Records with drawing code
• • • • • • •
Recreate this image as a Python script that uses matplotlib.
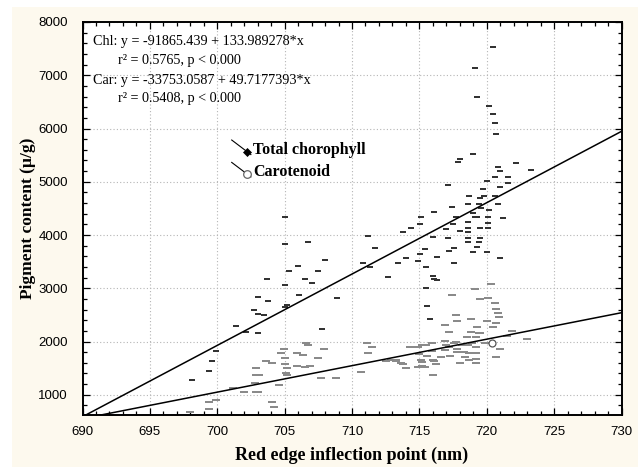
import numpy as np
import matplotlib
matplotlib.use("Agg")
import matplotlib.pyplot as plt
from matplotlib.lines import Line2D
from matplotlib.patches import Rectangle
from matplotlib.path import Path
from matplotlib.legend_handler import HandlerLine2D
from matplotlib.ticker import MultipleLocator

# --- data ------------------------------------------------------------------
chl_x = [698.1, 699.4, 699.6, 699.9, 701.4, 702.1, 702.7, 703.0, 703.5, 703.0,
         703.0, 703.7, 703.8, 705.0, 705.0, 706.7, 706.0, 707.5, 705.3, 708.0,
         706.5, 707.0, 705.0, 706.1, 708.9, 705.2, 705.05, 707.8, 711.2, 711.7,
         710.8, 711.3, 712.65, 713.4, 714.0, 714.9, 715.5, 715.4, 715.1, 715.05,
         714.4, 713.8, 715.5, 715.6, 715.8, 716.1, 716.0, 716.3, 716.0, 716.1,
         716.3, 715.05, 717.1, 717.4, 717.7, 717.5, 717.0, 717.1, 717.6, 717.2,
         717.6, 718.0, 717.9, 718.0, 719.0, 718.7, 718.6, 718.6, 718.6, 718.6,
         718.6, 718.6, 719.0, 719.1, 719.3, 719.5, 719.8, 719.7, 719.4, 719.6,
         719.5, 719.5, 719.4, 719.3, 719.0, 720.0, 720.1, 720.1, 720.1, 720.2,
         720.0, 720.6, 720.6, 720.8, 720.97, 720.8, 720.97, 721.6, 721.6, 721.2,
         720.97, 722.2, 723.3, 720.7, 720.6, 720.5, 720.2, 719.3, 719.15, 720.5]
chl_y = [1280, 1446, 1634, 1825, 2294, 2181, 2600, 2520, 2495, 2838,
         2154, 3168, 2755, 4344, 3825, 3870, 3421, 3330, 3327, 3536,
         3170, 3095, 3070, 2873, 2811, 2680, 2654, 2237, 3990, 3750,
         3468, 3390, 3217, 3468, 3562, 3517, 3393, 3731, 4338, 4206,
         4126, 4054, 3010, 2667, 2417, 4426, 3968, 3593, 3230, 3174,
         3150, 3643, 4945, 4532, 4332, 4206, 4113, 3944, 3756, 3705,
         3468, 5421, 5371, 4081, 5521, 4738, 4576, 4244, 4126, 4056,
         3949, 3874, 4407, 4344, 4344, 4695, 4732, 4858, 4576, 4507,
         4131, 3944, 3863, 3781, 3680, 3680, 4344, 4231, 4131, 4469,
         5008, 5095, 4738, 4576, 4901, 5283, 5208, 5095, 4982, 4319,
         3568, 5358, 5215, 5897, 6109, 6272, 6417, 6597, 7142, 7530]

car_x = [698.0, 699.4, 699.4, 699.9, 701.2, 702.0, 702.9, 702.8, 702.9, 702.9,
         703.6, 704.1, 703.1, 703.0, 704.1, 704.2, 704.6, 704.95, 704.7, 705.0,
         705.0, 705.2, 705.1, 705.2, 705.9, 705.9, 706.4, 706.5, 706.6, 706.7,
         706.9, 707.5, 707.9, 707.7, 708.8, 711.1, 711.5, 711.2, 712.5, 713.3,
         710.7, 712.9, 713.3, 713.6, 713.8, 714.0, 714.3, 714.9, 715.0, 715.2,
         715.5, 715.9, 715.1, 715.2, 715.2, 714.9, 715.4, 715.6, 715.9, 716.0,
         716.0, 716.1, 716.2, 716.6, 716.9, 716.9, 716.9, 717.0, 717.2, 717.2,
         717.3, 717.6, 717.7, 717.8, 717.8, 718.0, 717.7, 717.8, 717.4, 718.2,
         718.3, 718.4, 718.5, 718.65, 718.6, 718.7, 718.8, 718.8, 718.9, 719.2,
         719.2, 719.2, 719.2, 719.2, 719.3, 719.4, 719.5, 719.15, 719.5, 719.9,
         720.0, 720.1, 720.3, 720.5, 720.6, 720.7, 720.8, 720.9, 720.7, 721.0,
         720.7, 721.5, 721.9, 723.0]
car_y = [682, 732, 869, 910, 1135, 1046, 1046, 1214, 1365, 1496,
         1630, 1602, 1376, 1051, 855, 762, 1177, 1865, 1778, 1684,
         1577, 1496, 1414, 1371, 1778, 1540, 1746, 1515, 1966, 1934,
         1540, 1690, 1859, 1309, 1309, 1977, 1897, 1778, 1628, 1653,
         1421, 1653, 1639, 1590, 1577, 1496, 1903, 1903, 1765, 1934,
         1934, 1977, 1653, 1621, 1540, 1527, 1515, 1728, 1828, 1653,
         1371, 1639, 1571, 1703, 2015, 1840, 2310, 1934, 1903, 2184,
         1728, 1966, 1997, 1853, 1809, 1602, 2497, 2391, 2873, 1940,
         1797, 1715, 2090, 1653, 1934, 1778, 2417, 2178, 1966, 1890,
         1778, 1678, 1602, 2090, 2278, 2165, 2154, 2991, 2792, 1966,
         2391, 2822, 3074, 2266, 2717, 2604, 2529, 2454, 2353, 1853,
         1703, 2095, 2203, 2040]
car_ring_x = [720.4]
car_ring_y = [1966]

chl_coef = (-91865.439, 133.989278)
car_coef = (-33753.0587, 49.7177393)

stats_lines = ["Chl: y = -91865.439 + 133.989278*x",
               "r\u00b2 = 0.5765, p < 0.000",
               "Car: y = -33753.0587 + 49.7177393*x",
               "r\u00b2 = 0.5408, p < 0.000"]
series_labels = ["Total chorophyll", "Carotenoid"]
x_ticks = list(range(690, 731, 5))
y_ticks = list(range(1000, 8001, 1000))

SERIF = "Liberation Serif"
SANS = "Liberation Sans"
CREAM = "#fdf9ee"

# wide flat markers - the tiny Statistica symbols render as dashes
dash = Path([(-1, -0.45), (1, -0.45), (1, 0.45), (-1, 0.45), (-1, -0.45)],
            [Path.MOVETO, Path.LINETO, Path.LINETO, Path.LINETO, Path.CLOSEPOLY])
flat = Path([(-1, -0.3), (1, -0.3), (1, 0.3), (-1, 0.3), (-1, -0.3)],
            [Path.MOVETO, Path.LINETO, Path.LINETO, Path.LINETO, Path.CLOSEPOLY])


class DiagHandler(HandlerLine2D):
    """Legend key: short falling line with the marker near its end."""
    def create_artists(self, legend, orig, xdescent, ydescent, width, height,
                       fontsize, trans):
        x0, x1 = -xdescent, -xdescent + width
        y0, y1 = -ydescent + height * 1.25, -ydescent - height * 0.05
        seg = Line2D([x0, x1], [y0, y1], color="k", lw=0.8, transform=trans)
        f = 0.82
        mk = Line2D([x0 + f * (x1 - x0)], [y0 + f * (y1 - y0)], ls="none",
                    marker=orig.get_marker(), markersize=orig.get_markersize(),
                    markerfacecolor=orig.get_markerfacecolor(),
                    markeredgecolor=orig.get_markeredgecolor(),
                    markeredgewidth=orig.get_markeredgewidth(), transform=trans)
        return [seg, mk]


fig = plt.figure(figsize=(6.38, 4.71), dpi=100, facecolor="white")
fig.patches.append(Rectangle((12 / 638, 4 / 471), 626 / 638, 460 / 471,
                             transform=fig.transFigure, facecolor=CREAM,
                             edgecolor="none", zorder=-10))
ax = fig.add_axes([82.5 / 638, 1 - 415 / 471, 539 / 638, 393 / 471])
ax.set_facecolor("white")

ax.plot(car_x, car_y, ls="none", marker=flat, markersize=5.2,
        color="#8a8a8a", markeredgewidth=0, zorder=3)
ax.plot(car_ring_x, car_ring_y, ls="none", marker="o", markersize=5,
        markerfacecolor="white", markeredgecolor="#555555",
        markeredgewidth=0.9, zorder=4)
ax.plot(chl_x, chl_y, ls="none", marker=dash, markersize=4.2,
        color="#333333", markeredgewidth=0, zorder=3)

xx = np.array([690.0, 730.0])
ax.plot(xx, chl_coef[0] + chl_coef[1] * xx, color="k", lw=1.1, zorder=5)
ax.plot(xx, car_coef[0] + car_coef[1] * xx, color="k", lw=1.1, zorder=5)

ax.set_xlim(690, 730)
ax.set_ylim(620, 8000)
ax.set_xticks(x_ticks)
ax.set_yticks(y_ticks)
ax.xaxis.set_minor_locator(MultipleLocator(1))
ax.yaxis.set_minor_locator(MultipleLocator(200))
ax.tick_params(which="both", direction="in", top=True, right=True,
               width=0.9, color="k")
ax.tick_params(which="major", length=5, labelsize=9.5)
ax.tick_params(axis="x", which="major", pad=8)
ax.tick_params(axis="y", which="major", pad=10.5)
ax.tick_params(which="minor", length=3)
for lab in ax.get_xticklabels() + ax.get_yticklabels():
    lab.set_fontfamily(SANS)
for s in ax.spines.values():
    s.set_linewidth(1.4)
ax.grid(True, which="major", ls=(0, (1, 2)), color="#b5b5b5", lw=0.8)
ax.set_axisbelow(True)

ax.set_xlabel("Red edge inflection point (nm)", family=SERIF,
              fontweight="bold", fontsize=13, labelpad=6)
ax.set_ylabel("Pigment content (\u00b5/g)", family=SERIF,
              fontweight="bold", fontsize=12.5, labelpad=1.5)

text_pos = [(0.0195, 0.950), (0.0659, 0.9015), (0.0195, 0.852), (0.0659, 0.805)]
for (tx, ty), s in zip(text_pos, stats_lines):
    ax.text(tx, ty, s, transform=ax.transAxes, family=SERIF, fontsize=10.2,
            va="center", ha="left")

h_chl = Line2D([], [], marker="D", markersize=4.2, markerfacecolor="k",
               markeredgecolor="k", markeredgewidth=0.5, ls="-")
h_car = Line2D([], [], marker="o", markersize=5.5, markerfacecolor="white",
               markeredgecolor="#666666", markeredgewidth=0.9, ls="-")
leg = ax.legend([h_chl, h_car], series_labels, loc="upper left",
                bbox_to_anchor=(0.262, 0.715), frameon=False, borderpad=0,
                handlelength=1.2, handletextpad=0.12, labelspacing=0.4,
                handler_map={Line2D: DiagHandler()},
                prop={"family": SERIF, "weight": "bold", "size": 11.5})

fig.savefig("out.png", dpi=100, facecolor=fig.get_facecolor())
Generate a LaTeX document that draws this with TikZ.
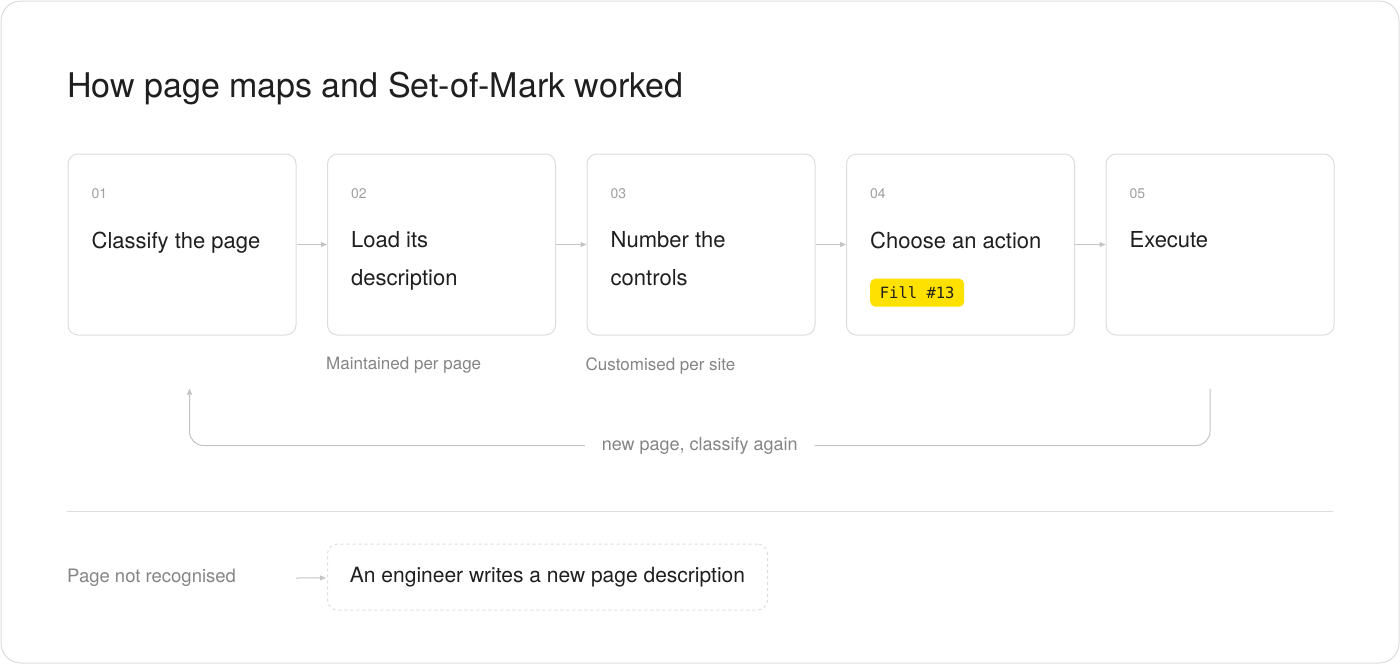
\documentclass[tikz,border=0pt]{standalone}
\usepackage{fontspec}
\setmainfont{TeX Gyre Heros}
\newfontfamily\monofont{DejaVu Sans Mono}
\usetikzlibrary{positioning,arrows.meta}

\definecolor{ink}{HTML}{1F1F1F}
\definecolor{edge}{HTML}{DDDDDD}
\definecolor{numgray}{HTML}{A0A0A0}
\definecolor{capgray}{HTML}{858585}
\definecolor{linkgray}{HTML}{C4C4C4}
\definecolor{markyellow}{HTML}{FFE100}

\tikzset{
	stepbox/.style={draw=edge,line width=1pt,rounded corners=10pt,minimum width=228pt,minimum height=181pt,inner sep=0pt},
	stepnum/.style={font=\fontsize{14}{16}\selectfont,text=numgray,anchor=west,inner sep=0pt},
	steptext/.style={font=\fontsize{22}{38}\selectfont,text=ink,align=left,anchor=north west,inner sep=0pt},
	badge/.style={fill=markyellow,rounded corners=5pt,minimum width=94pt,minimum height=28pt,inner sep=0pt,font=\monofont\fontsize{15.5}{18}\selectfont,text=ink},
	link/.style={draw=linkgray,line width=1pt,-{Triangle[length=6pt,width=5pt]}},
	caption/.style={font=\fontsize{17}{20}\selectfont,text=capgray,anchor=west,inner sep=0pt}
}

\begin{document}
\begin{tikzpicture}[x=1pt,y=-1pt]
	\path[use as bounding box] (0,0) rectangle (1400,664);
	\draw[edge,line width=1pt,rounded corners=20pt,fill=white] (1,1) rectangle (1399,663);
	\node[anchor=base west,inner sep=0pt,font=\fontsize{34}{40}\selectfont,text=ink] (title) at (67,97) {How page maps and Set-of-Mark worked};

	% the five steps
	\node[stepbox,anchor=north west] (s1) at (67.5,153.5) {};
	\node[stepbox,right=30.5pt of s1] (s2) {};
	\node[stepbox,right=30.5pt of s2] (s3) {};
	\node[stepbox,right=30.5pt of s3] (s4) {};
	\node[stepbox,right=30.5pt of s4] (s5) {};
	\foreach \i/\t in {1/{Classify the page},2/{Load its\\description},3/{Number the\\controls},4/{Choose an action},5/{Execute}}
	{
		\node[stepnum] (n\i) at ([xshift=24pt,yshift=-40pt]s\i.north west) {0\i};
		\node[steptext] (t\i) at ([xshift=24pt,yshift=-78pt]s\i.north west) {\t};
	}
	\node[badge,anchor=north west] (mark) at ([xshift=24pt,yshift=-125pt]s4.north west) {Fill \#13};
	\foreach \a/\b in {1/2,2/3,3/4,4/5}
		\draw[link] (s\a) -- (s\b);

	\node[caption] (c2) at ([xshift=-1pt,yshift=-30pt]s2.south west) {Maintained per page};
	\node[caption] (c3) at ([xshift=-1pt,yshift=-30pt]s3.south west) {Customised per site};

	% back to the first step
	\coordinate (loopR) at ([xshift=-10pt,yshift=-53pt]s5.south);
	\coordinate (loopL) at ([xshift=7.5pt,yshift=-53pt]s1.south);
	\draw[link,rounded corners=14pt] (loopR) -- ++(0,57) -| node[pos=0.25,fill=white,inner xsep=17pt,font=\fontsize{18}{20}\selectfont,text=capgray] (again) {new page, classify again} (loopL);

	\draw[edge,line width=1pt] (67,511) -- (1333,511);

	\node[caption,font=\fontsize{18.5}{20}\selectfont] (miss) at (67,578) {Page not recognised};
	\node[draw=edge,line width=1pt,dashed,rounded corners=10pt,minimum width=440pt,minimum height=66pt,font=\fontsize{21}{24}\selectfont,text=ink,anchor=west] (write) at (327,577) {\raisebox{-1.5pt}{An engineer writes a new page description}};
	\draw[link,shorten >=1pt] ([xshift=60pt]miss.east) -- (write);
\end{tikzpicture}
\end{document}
• • • • • • •
● Objective
Please quote only the span of lines whose first line contains "Generate a LaTeX" and whose last line contains "(title) at (67,97)", leaving every picture out.

● Written answer
Generate a LaTeX document that draws this with TikZ.
\documentclass[tikz,border=0pt]{standalone}
\usepackage{fontspec}
\setmainfont{TeX Gyre Heros}
\newfontfamily\monofont{DejaVu Sans Mono}
\usetikzlibrary{positioning,arrows.meta}

\definecolor{ink}{HTML}{1F1F1F}
\definecolor{edge}{HTML}{DDDDDD}
\definecolor{numgray}{HTML}{A0A0A0}
\definecolor{capgray}{HTML}{858585}
\definecolor{linkgray}{HTML}{C4C4C4}
\definecolor{markyellow}{HTML}{FFE100}

\tikzset{
	stepbox/.style={draw=edge,line width=1pt,rounded corners=10pt,minimum width=228pt,minimum height=181pt,inner sep=0pt},
	stepnum/.style={font=\fontsize{14}{16}\selectfont,text=numgray,anchor=west,inner sep=0pt},
	steptext/.style={font=\fontsize{22}{38}\selectfont,text=ink,align=left,anchor=north west,inner sep=0pt},
	badge/.style={fill=markyellow,rounded corners=5pt,minimum width=94pt,minimum height=28pt,inner sep=0pt,font=\monofont\fontsize{15.5}{18}\selectfont,text=ink},
	link/.style={draw=linkgray,line width=1pt,-{Triangle[length=6pt,width=5pt]}},
	caption/.style={font=\fontsize{17}{20}\selectfont,text=capgray,anchor=west,inner sep=0pt}
}

\begin{document}
\begin{tikzpicture}[x=1pt,y=-1pt]
	\path[use as bounding box] (0,0) rectangle (1400,664);
	\draw[edge,line width=1pt,rounded corners=20pt,fill=white] (1,1) rectangle (1399,663);
	\node[anchor=base west,inner sep=0pt,font=\fontsize{34}{40}\selectfont,text=ink] (title) at (67,97) {How page maps and Set-of-Mark worked};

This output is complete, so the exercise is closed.